Again, Dean Yellen either misses or is willfully ignorant of the most important point here. We’re not worried about the vast majority of law schools who will keep the LSAT. We’re worried about the few law school administrations that will gladly drop it. We’re worried about their motivations for dropping it. We’re worried about the students who will be admitted and charged full price simply because they can pay full price and not because they have any shot at being licensed attorneys. We’re worried about the schools that will have no incentive to attract the best possible students (however defined) and are instead free to go after the most gullible students.

I mean, does the ABA really want every lower ranked law school to turn into Thomas Cooley? Do they want unimaginable numbers of 1Ls to be admitted so they can fork over a year’s worth of tuition, even as the administrators know full well that many of them have no hope of actually completing the program — and that even if they do, there will be no market for their legal skills? Is that what Dean Yellen is going for? Because that’s what’s going to happen if you take away the LSAT and replace it with no other objective measure of merit (and I don’t even think that LSAT is all that objective).
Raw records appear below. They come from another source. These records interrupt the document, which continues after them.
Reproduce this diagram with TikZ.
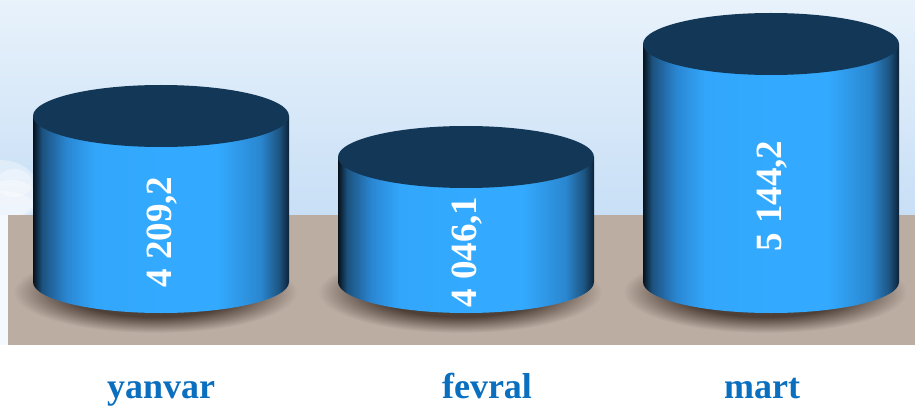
\documentclass[tikz,border=0pt]{standalone}
\usepackage{fontspec}
\setmainfont{Liberation Serif}
\usetikzlibrary{calc}
\definecolor{skytop}{HTML}{E8F2FB}
\definecolor{skybot}{HTML}{C8DFF6}
\definecolor{floorc}{HTML}{BCADA3}
\definecolor{shadowc}{HTML}{4E3F37}
\definecolor{topc}{HTML}{133756}
\definecolor{labelc}{HTML}{0B6FBF}
\definecolor{b0}{HTML}{07121D}
\definecolor{b1}{HTML}{1C527F}
\definecolor{b2}{HTML}{2A86D2}
\definecolor{b3}{HTML}{32A6FA}
\definecolor{b4}{HTML}{33AAFF}
\definecolor{b5}{HTML}{2A86CF}
\definecolor{b6}{HTML}{1D5582}
\definecolor{b7}{HTML}{0C2238}
\pgfdeclarehorizontalshading{cylbody}{100bp}{color(0bp)=(b0); color(25bp)=(b0); color(26.8bp)=(b1); color(31.5bp)=(b2); color(37bp)=(b3); color(50bp)=(b4); color(61bp)=(b4); color(69.5bp)=(b5); color(73bp)=(b6); color(75bp)=(b7); color(100bp)=(b7)}
\pgfdeclareradialshading{cylshadow}{\pgfpoint{0bp}{0bp}}{color(0bp)=(shadowc); color(15bp)=(shadowc); color(25bp)=(floorc); color(50bp)=(floorc)}
\tikzset{
  valtext/.style={text=white, font=\bfseries\fontsize{37}{37}\selectfont, rotate=90, inner sep=0pt},
  monthtext/.style={text=labelc, font=\bfseries\fontsize{36}{36}\selectfont, anchor=base, inner sep=0pt},
  topface/.style={fill=topc, draw=none},
  cloud part/.style={fill=white, opacity=0.35, draw=none},
}
% cylinder: #1 = centre x, #2 = top centre y, #3 = bottom centre y
\newcommand{\mycyl}[3]{%
  \shade[shading=cylshadow] (#1-6,#3-10) ellipse [x radius=142, y radius=41];
  \shade[shading=cylbody] (#1-128,#2) -- (#1-128,#3) arc[start angle=180, end angle=360, x radius=128, y radius=31] -- (#1+128,#2) -- cycle;
  \fill[topface] (#1,#2) ellipse [x radius=128, y radius=31];
}
\begin{document}
\begin{tikzpicture}[x=1pt,y=1pt]
\useasboundingbox (0,0) rectangle (915,405);
\clip (0,0) rectangle (915,405);
% sky
\fill[white] (0,0) rectangle (915,405);
\shade[top color=skytop, bottom color=skybot] (0,190) rectangle (915,405);
% clouds at the left edge
\fill[cloud part] (0,215) ellipse [x radius=38, y radius=30];
\fill[cloud part] (10,205) ellipse [x radius=30, y radius=20];
\fill[cloud part] (0,200) ellipse [x radius=34, y radius=14];
\fill[cloud part] (14,222) ellipse [x radius=18, y radius=14];
\fill[white!80!skybot] (0,60) rectangle (8,190);
% floor
\fill[floorc] (8,60) rectangle (915,190);
% cylinders
\mycyl{161}{289}{123}
\mycyl{466}{248}{123}
\mycyl{771}{361}{123}
% values
\node[valtext] (v1) at (162,173) {4 209,2};
\node[valtext] (v2) at (467,153) {4 046,1};
\node[valtext] (v3) at (772,209) {5 144,2};
% months
\node[monthtext] (m1) at (161,7) {yanvar};
\node[monthtext] (m2) at (487,7) {fevral};
\node[monthtext] (m3) at (762,7) {mart};
\end{tikzpicture}
\end{document}
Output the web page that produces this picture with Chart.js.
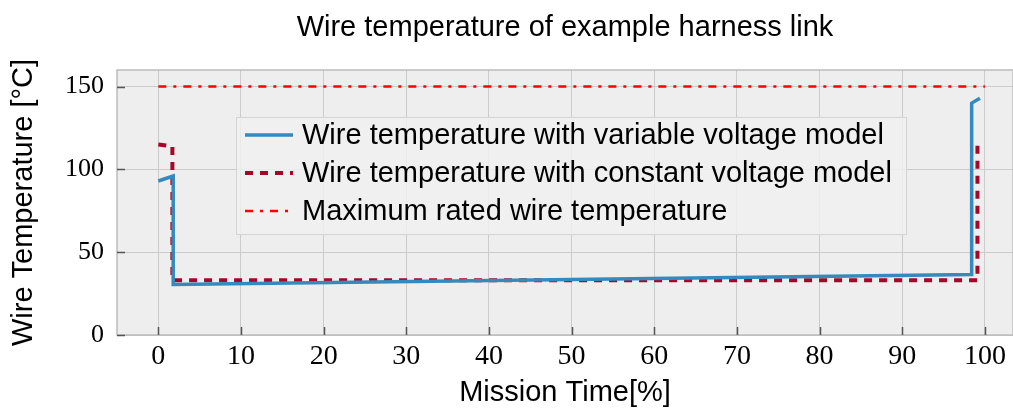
<!DOCTYPE html>
<html>
<head>
<meta charset="utf-8">
<script src="https://cdn.jsdelivr.net/npm/chart.js@4"></script>
<style>
  html, body { margin: 0; padding: 0; background: #ffffff; }
  #wrap { width: 1013px; height: 412px; }
</style>
</head>
<body>
<div id="wrap"><canvas id="wireChart" width="1013" height="412"></canvas></div>
<script>
// data
const variableTime = [0, 1.8, 1.8, 98.4, 98.4, 99.4];
const variableTemp = [93, 96, 30.5, 36.5, 140, 143];
const constantTime = [0, 1.7, 1.7, 99.1, 99.1];
const constantTemp = [115, 114, 33, 33, 115];
const maxTime = [0, 100];
const maxTemp = [150, 150];
const xTickValues = [0, 10, 20, 30, 40, 50, 60, 70, 80, 90, 100];
const yTickValues = [0, 50, 100, 150];
const seriesLabels = [
  'Wire temperature with variable voltage model',
  'Wire temperature with constant voltage model',
  'Maximum rated wire temperature'
];

const toPoints = (xs, ys) => xs.map((x, i) => ({ x: x, y: ys[i] }));

const ctx = document.getElementById('wireChart').getContext('2d');

// plot background + frame + inward ticks + title
const plotFrame = {
  id: 'plotFrame',
  beforeDraw(chart) {
    const a = chart.chartArea;
    const c = chart.ctx;
    c.save();
    c.fillStyle = '#eeeeee';
    c.fillRect(a.left, a.top, a.right - a.left, a.bottom - a.top);
    c.restore();
  },
  afterDraw(chart) {
    const a = chart.chartArea;
    const c = chart.ctx;
    const xs = chart.scales.x, ys = chart.scales.y;
    c.save();
    c.strokeStyle = '#bcbcbc';
    c.lineWidth = 1.5;
    c.strokeRect(a.left, a.top, a.right - a.left, a.bottom - a.top);
    c.strokeStyle = '#555555';
    c.lineWidth = 1.5;
    c.beginPath();
    yTickValues.forEach(v => {
      const py = Math.round(ys.getPixelForValue(v)) + 0.5;
      c.moveTo(a.left, py); c.lineTo(a.left + 8, py);
    });
    xTickValues.forEach(v => {
      const px = Math.round(xs.getPixelForValue(v)) + 0.5;
      c.moveTo(px, a.bottom); c.lineTo(px, a.bottom - 8);
    });
    c.stroke();

    c.fillStyle = '#000000';
    c.font = '29px "Liberation Sans"';
    c.textAlign = 'center';
    c.textBaseline = 'middle';
    c.fillText('Wire temperature of example harness link', (a.left + a.right) / 2, 28);
    c.restore();
  }
};

// legend box drawn in the middle of the plot
const innerLegend = {
  id: 'innerLegend',
  afterDatasetsDraw(chart) {
    const c = chart.ctx;
    const box = { left: 236, top: 117, right: 906, bottom: 234 };
    c.save();
    c.fillStyle = 'rgba(240,240,240,0.85)';
    c.fillRect(box.left, box.top, box.right - box.left, box.bottom - box.top);
    c.strokeStyle = '#d4d4d4';
    c.lineWidth = 1;
    c.strokeRect(box.left + 0.5, box.top + 0.5, box.right - box.left, box.bottom - box.top);
    const rows = [135, 173, 211];
    c.font = '29px "Liberation Sans"';
    c.textBaseline = 'middle';
    c.textAlign = 'left';
    chart.data.datasets.forEach((ds, i) => {
      const y = rows[i];
      c.beginPath();
      c.strokeStyle = ds.borderColor;
      c.lineWidth = ds.borderWidth;
      c.setLineDash(ds.borderDash || []);
      c.moveTo(245, y); c.lineTo(293, y);
      c.stroke();
      c.setLineDash([]);
      c.fillStyle = '#000000';
      c.fillText(ds.label, 302, y + 1);
    });
    c.restore();
  }
};

new Chart(ctx, {
  type: 'line',
  data: {
    datasets: [
      {
        label: seriesLabels[0],
        data: toPoints(variableTime, variableTemp),
        borderColor: '#348abd',
        borderWidth: 3.5,
        pointRadius: 0,
        tension: 0
      },
      {
        label: seriesLabels[1],
        data: toPoints(constantTime, constantTemp),
        borderColor: '#a60628',
        borderWidth: 4,
        borderDash: [8, 7],
        pointRadius: 0,
        tension: 0
      },
      {
        label: seriesLabels[2],
        data: toPoints(maxTime, maxTemp),
        borderColor: '#ff0000',
        borderWidth: 2.5,
        borderDash: [8, 7, 3, 7],
        pointRadius: 0,
        tension: 0
      }
    ]
  },
  options: {
    responsive: false,
    animation: false,
    layout: { padding: { top: 70, right: 0, bottom: 0, left: 0 } },
    plugins: {
      legend: { display: false },
      title: { display: false },
      tooltip: { enabled: false }
    },
    scales: {
      x: {
        type: 'linear',
        min: -5,
        max: 103.4,
        afterBuildTicks: s => { s.ticks = xTickValues.map(v => ({ value: v })); },
        afterFit: s => { s.height = 77; },
        grid: { color: '#cbcbcb', lineWidth: 1, drawTicks: false },
        border: { display: false },
        ticks: {
          padding: 5,
          color: '#000000',
          font: { family: '"Liberation Serif"', size: 28 },
          maxRotation: 0
        },
        title: {
          display: true,
          text: 'Mission Time[%]',
          color: '#000000',
          font: { family: '"Liberation Sans"', size: 29 },
          padding: { top: 0, bottom: 1.5 }
        }
      },
      y: {
        min: 0,
        max: 160,
        afterBuildTicks: s => { s.ticks = yTickValues.map(v => ({ value: v })); },
        afterFit: s => { s.width = 117; },
        grid: { color: '#cbcbcb', lineWidth: 1, drawTicks: false },
        border: { display: false },
        ticks: {
          padding: 13,
          color: '#000000',
          font: { family: '"Liberation Serif"', size: 26 }
        },
        title: {
          display: true,
          text: 'Wire Temperature [°C]',
          color: '#000000',
          font: { family: '"Liberation Sans"', size: 29 },
          padding: { top: 7, bottom: 0 }
        }
      }
    }
  },
  plugins: [plotFrame, innerLegend]
});
</script>
</body>
</html>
You can talk all you want about how schools should have a choice about who is ready to attend, but do you have an answer for the schools who say: “Everybody. Everybody is ready to attend law school. We will not turn away a single human being — or even a well trained non-human — so long as they can get a loan or find some other means of paying tuition.”

I don’t think the ABA has an answer for schools that operate like that. I don’t think they even know what those schools look like when they are staring the ABA in its face.

The LSAT’s existence is sometimes grotesque and incomprehensible to me — but I want the LSAT on that wall, I need the LSAT on that wall.